WHAT NEEDS TO BE DONE: Extract, in full, the lines below, beginning at the first and ending with the line that contains "-0.0201, -0.0199, -0.0199]". Pictures do not belong in the copy.
## start
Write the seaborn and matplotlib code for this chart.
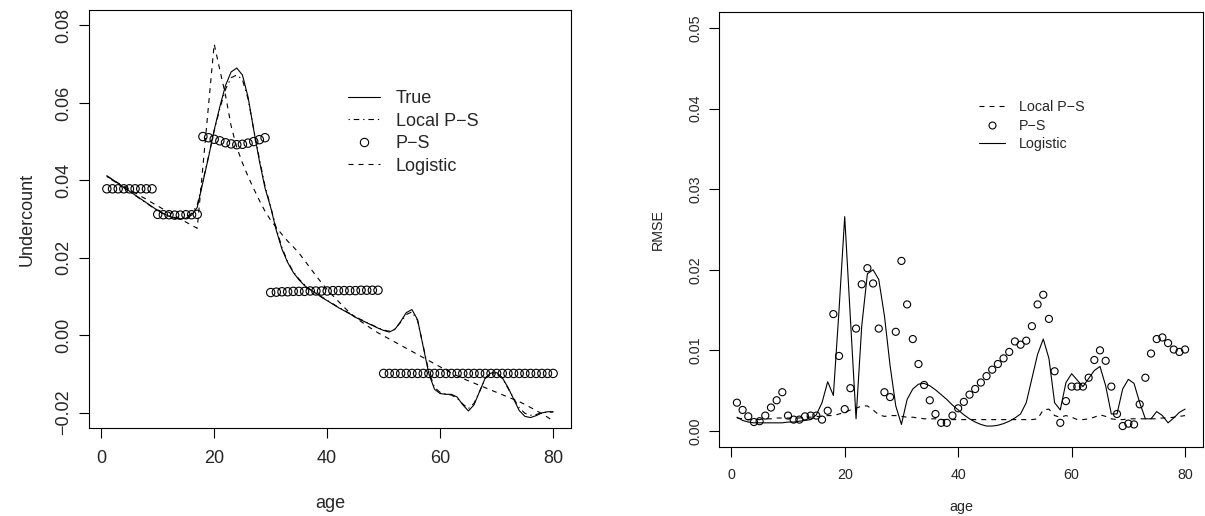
import numpy as np
import pandas as pd
import matplotlib
matplotlib.use("Agg")
import matplotlib.pyplot as plt
from matplotlib.lines import Line2D
from matplotlib.ticker import FuncFormatter
import seaborn as sns

# ages 1..80
age = list(range(1, 81))

# left panel: undercount estimates
true_uc = [0.0412, 0.0402, 0.0392, 0.0382, 0.0372, 0.0362, 0.0352, 0.0342, 0.0332, 0.0322,
           0.0314, 0.0307, 0.0302, 0.0300, 0.0302, 0.0310, 0.0330, 0.0395, 0.0460, 0.0530,
           0.0590, 0.0645, 0.0680, 0.0690, 0.0672, 0.0615, 0.0530, 0.0450, 0.0380, 0.0330,
           0.0270, 0.0222, 0.0188, 0.0162, 0.0143, 0.0128, 0.0117, 0.0108, 0.0098, 0.0089,
           0.0080, 0.0071, 0.0063, 0.0055, 0.0046, 0.0039, 0.0032, 0.0025, 0.0018, 0.0012,
           0.0008, 0.0015, 0.0035, 0.0058, 0.0066, 0.0040, -0.0030, -0.0100, -0.0140, -0.0151,
           -0.0153, -0.0153, -0.0160, -0.0180, -0.0196, -0.0180, -0.0145, -0.0110, -0.0098, -0.0097,
           -0.0110, -0.0135, -0.0165, -0.0195, -0.0210, -0.0213, -0.0208, -0.0201, -0.0198, -0.0198]

local_ps_uc = [0.0410, 0.0400, 0.0391, 0.0381, 0.0371, 0.0361, 0.0351, 0.0341, 0.0331, 0.0322,
               0.0314, 0.0308, 0.0304, 0.0302, 0.0305, 0.0314, 0.0336, 0.0398, 0.0462, 0.0528,
               0.0585, 0.0635, 0.0665, 0.0672, 0.0660, 0.0610, 0.0532, 0.0455, 0.0385, 0.0332,
               0.0275, 0.0226, 0.0190, 0.0164, 0.0145, 0.0130, 0.0118, 0.0109, 0.0099, 0.0090,
               0.0081, 0.0072, 0.0064, 0.0056, 0.0047, 0.0040, 0.0033, 0.0026, 0.0019, 0.0013,
               0.0010, 0.0016, 0.0033, 0.0053, 0.0060, 0.0038, -0.0028, -0.0095, -0.0135, -0.0148,
               -0.0152, -0.0155, -0.0163, -0.0178, -0.0190, -0.0176, -0.0145, -0.0112, -0.0100, -0.0100,
               -0.0112, -0.0137, -0.0163, -0.0188, -0.0202, -0.0207, -0.0205, -0.0201, -0.0199, -0.0199]

ps_uc = [0.0378, 0.0378, 0.0378, 0.0378, 0.0378, 0.0378, 0.0378, 0.0378, 0.0378, 0.0312,
         0.0311, 0.0311, 0.0310, 0.0310, 0.0311, 0.0311, 0.0312, 0.0513, 0.0510, 0.0506,
         0.0502, 0.0497, 0.0494, 0.0492, 0.0493, 0.0496, 0.0500, 0.0505, 0.0510, 0.0110,
         0.0111, 0.0112, 0.0112, 0.0113, 0.0113, 0.0113, 0.0114, 0.0114, 0.0114, 0.0114,
         0.0115, 0.0115, 0.0115, 0.0115, 0.0115, 0.0116, 0.0116, 0.0116, 0.0116, -0.0099,
         -0.0099, -0.0099, -0.0099, -0.0099, -0.0099, -0.0099, -0.0099, -0.0099, -0.0099, -0.0099,
         -0.0099, -0.0099, -0.0099, -0.0099, -0.0099, -0.0099, -0.0099, -0.0099, -0.0099, -0.0099,
         -0.0099, -0.0099, -0.0099, -0.0099, -0.0099, -0.0099, -0.0099, -0.0099, -0.0099, -0.0099]

logistic_uc = [0.0410, 0.0402, 0.0393, 0.0385, 0.0376, 0.0368, 0.0359, 0.0351, 0.0342, 0.0334,
               0.0325, 0.0317, 0.0308, 0.0300, 0.0292, 0.0284, 0.0276, 0.0435, 0.0594, 0.0752,
               0.0685, 0.0620, 0.0540, 0.0485, 0.0445, 0.0410, 0.0378, 0.0348, 0.0320, 0.0297,
               0.0278, 0.0260, 0.0243, 0.0228, 0.0212, 0.0193, 0.0173, 0.0154, 0.0135, 0.0118,
               0.0102, 0.0087, 0.0072, 0.0058, 0.0046, 0.0035, 0.0025, 0.0015, 0.0006, -0.0002,
               -0.0010, -0.0018, -0.0026, -0.0034, -0.0042, -0.0050, -0.0058, -0.0066, -0.0074, -0.0082,
               -0.0090, -0.0098, -0.0105, -0.0112, -0.0118, -0.0124, -0.0130, -0.0136, -0.0142, -0.0148,
               -0.0154, -0.0160, -0.0166, -0.0172, -0.0179, -0.0187, -0.0195, -0.0203, -0.0212, -0.0222]

# right panel: RMSE
local_ps_rmse = [0.0016, 0.0015, 0.0014, 0.0014, 0.0014, 0.0015, 0.0015, 0.0016, 0.0016, 0.0016,
                 0.0016, 0.0016, 0.0017, 0.0017, 0.0018, 0.0018, 0.0019, 0.0019, 0.0021, 0.0023,
                 0.0026, 0.0028, 0.0031, 0.0031, 0.0026, 0.0020, 0.0018, 0.0019, 0.0019, 0.0018,
                 0.0017, 0.0017, 0.0016, 0.0015, 0.0015, 0.0015, 0.0014, 0.0014, 0.0014, 0.0014,
                 0.0014, 0.0014, 0.0014, 0.0014, 0.0014, 0.0014, 0.0014, 0.0014, 0.0014, 0.0014,
                 0.0014, 0.0014, 0.0014, 0.0015, 0.0026, 0.0027, 0.0019, 0.0017, 0.0019, 0.0017,
                 0.0014, 0.0014, 0.0015, 0.0017, 0.0020, 0.0018, 0.0015, 0.0014, 0.0014, 0.0015,
                 0.0015, 0.0015, 0.0015, 0.0015, 0.0015, 0.0016, 0.0016, 0.0017, 0.0018, 0.0019]

ps_rmse = [0.0035, 0.0026, 0.0018, 0.0011, 0.0012, 0.0019, 0.0029, 0.0038, 0.0048, 0.0019,
           0.0014, 0.0014, 0.0018, 0.0019, 0.0019, 0.0014, 0.0025, 0.0145, 0.0093, 0.0027,
           0.0053, 0.0127, 0.0182, 0.0202, 0.0183, 0.0127, 0.0048, 0.0042, 0.0123, 0.0211,
           0.0157, 0.0114, 0.0083, 0.0057, 0.0038, 0.0021, 0.0010, 0.0010, 0.0019, 0.0028,
           0.0036, 0.0045, 0.0052, 0.0060, 0.0068, 0.0076, 0.0083, 0.0090, 0.0098, 0.0111,
           0.0107, 0.0112, 0.0130, 0.0157, 0.0169, 0.0139, 0.0074, 0.0010, 0.0037, 0.0055,
           0.0055, 0.0055, 0.0066, 0.0088, 0.0100, 0.0087, 0.0055, 0.0021, 0.0006, 0.0009,
           0.0008, 0.0033, 0.0066, 0.0096, 0.0114, 0.0116, 0.0109, 0.0101, 0.0098, 0.0101]

logistic_rmse = [0.0017, 0.0013, 0.0011, 0.0010, 0.0010, 0.0010, 0.0010, 0.0010, 0.0010, 0.0011,
                 0.0011, 0.0012, 0.0013, 0.0014, 0.0020, 0.0035, 0.0061, 0.0044, 0.0150, 0.0266,
                 0.0140, 0.0015, 0.0130, 0.0195, 0.0200, 0.0188, 0.0143, 0.0081, 0.0031, 0.0008,
                 0.0039, 0.0052, 0.0058, 0.0059, 0.0056, 0.0051, 0.0045, 0.0039, 0.0032, 0.0026,
                 0.0020, 0.0015, 0.0011, 0.0008, 0.0006, 0.0006, 0.0007, 0.0009, 0.0012, 0.0016,
                 0.0021, 0.0035, 0.0065, 0.0095, 0.0114, 0.0090, 0.0035, 0.0026, 0.0060, 0.0071,
                 0.0063, 0.0055, 0.0065, 0.0075, 0.0080, 0.0056, 0.0021, 0.0021, 0.0052, 0.0064,
                 0.0059, 0.0035, 0.0015, 0.0015, 0.0024, 0.0019, 0.0010, 0.0016, 0.0023, 0.0027]

uc = pd.DataFrame({"age": age, "true": true_uc, "local": local_ps_uc,
                   "ps": ps_uc, "logistic": logistic_uc})
rm = pd.DataFrame({"age": age, "local": local_ps_rmse, "ps": ps_rmse,
                   "logistic": logistic_rmse})

sns.set_style("ticks")
plt.rcParams["font.family"] = ["Liberation Sans", "DejaVu Sans"]
plt.rcParams["axes.linewidth"] = 0.8
plt.rcParams["axes.edgecolor"] = "black"

DASH = (0, (4.5, 4.5))
DOTDASH = (0, (1.2, 3.5, 5, 3.5))
LW = 0.8
MINUS = "\u2212"


def fmt2(v, pos):
    return f"{v:.2f}".replace("-", MINUS)


fig = plt.figure(figsize=(12.05, 5.16), dpi=100)
ax1 = fig.add_axes([89 / 1205, 1 - 428 / 516, 482 / 1205, 418 / 516])
ax2 = fig.add_axes([719 / 1205, 1 - 447 / 516, 484 / 1205, 435 / 516])

# ---- left: undercount ----
sns.lineplot(data=uc, x="age", y="true", color="black", lw=LW, ax=ax1)
sns.lineplot(data=uc, x="age", y="local", color="black", lw=LW, linestyle=DOTDASH, ax=ax1)
sns.scatterplot(data=uc, x="age", y="ps", marker="o", s=36, facecolor="none",
                edgecolor="black", linewidth=0.8, ax=ax1)
sns.lineplot(data=uc, x="age", y="logistic", color="black", lw=LW, linestyle=DASH, ax=ax1)

ax1.set_xlim(1 - 79 * 0.04, 80 + 79 * 0.04)
ax1.set_ylim(-0.02 - 0.004, 0.08 + 0.004)
ax1.set_xticks([0, 20, 40, 60, 80])
ax1.set_yticks([-0.02, 0.00, 0.02, 0.04, 0.06, 0.08])
ax1.yaxis.set_major_formatter(FuncFormatter(fmt2))
ax1.tick_params(axis="both", labelsize=13, length=7, width=0.8, color="black")
ax1.tick_params(axis="x", pad=9)
ax1.tick_params(axis="y", pad=5, labelrotation=90)
for t in ax1.get_yticklabels():
    t.set_va("center")
ax1.set_xlabel("age", fontsize=13, labelpad=20)
ax1.set_ylabel("Undercount", fontsize=13, labelpad=14)

h1 = [Line2D([], [], color="black", lw=LW),
      Line2D([], [], color="black", lw=LW, linestyle=DOTDASH),
      Line2D([], [], color="black", lw=0, marker="o", markersize=6,
             markerfacecolor="none", markeredgewidth=0.8),
      Line2D([], [], color="black", lw=LW, linestyle=DASH)]
ax1.legend(h1, ["True", f"Local P{MINUS}S", f"P{MINUS}S", "Logistic"],
           loc="upper left", bbox_to_anchor=(0.537, 0.808), frameon=False,
           fontsize=13, handlelength=1.8, handletextpad=0.85, labelspacing=0.3,
           borderpad=0, borderaxespad=0)

# ---- right: RMSE ----
sns.lineplot(data=rm, x="age", y="local", color="black", lw=LW, linestyle=DASH, ax=ax2)
sns.scatterplot(data=rm, x="age", y="ps", marker="o", s=26, facecolor="none",
                edgecolor="black", linewidth=0.8, ax=ax2)
sns.lineplot(data=rm, x="age", y="logistic", color="black", lw=LW, ax=ax2)

ax2.set_xlim(1 - 79 * 0.04, 80 + 79 * 0.04)
ax2.set_ylim(0 - 0.002, 0.05 + 0.002)
ax2.set_xticks([0, 20, 40, 60, 80])
ax2.set_yticks([0.00, 0.01, 0.02, 0.03, 0.04, 0.05])
ax2.yaxis.set_major_formatter(FuncFormatter(fmt2))
ax2.tick_params(axis="both", labelsize=10.3, length=7, width=0.8, color="black")
ax2.tick_params(axis="x", pad=8)
ax2.tick_params(axis="y", pad=5, labelrotation=90)
for t in ax2.get_yticklabels():
    t.set_va("center")
ax2.set_xlabel("age", fontsize=10.3, labelpad=13)
ax2.set_ylabel("RMSE", fontsize=10.3, labelpad=17)

h2 = [Line2D([], [], color="black", lw=LW, linestyle=DASH),
      Line2D([], [], color="black", lw=0, marker="o", markersize=5,
             markerfacecolor="none", markeredgewidth=0.8),
      Line2D([], [], color="black", lw=LW)]
ax2.legend(h2, [f"Local P{MINUS}S", f"P{MINUS}S", "Logistic"],
           loc="upper left", bbox_to_anchor=(0.537, 0.797), frameon=False,
           fontsize=10.3, handlelength=1.8, handletextpad=1.0, labelspacing=0.32,
           borderpad=0, borderaxespad=0)

for a in (ax1, ax2):
    for s in a.spines.values():
        s.set_visible(True)
        s.set_linewidth(0.8)

fig.savefig("out.png", dpi=100)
## end
EXERCISE ANSWER:
Write the seaborn and matplotlib code for this chart.
import numpy as np
import pandas as pd
import matplotlib
matplotlib.use("Agg")
import matplotlib.pyplot as plt
from matplotlib.lines import Line2D
from matplotlib.ticker import FuncFormatter
import seaborn as sns

# ages 1..80
age = list(range(1, 81))

# left panel: undercount estimates
true_uc = [0.0412, 0.0402, 0.0392, 0.0382, 0.0372, 0.0362, 0.0352, 0.0342, 0.0332, 0.0322,
           0.0314, 0.0307, 0.0302, 0.0300, 0.0302, 0.0310, 0.0330, 0.0395, 0.0460, 0.0530,
           0.0590, 0.0645, 0.0680, 0.0690, 0.0672, 0.0615, 0.0530, 0.0450, 0.0380, 0.0330,
           0.0270, 0.0222, 0.0188, 0.0162, 0.0143, 0.0128, 0.0117, 0.0108, 0.0098, 0.0089,
           0.0080, 0.0071, 0.0063, 0.0055, 0.0046, 0.0039, 0.0032, 0.0025, 0.0018, 0.0012,
           0.0008, 0.0015, 0.0035, 0.0058, 0.0066, 0.0040, -0.0030, -0.0100, -0.0140, -0.0151,
           -0.0153, -0.0153, -0.0160, -0.0180, -0.0196, -0.0180, -0.0145, -0.0110, -0.0098, -0.0097,
           -0.0110, -0.0135, -0.0165, -0.0195, -0.0210, -0.0213, -0.0208, -0.0201, -0.0198, -0.0198]

local_ps_uc = [0.0410, 0.0400, 0.0391, 0.0381, 0.0371, 0.0361, 0.0351, 0.0341, 0.0331, 0.0322,
               0.0314, 0.0308, 0.0304, 0.0302, 0.0305, 0.0314, 0.0336, 0.0398, 0.0462, 0.0528,
               0.0585, 0.0635, 0.0665, 0.0672, 0.0660, 0.0610, 0.0532, 0.0455, 0.0385, 0.0332,
               0.0275, 0.0226, 0.0190, 0.0164, 0.0145, 0.0130, 0.0118, 0.0109, 0.0099, 0.0090,
               0.0081, 0.0072, 0.0064, 0.0056, 0.0047, 0.0040, 0.0033, 0.0026, 0.0019, 0.0013,
               0.0010, 0.0016, 0.0033, 0.0053, 0.0060, 0.0038, -0.0028, -0.0095, -0.0135, -0.0148,
               -0.0152, -0.0155, -0.0163, -0.0178, -0.0190, -0.0176, -0.0145, -0.0112, -0.0100, -0.0100,
               -0.0112, -0.0137, -0.0163, -0.0188, -0.0202, -0.0207, -0.0205, -0.0201, -0.0199, -0.0199]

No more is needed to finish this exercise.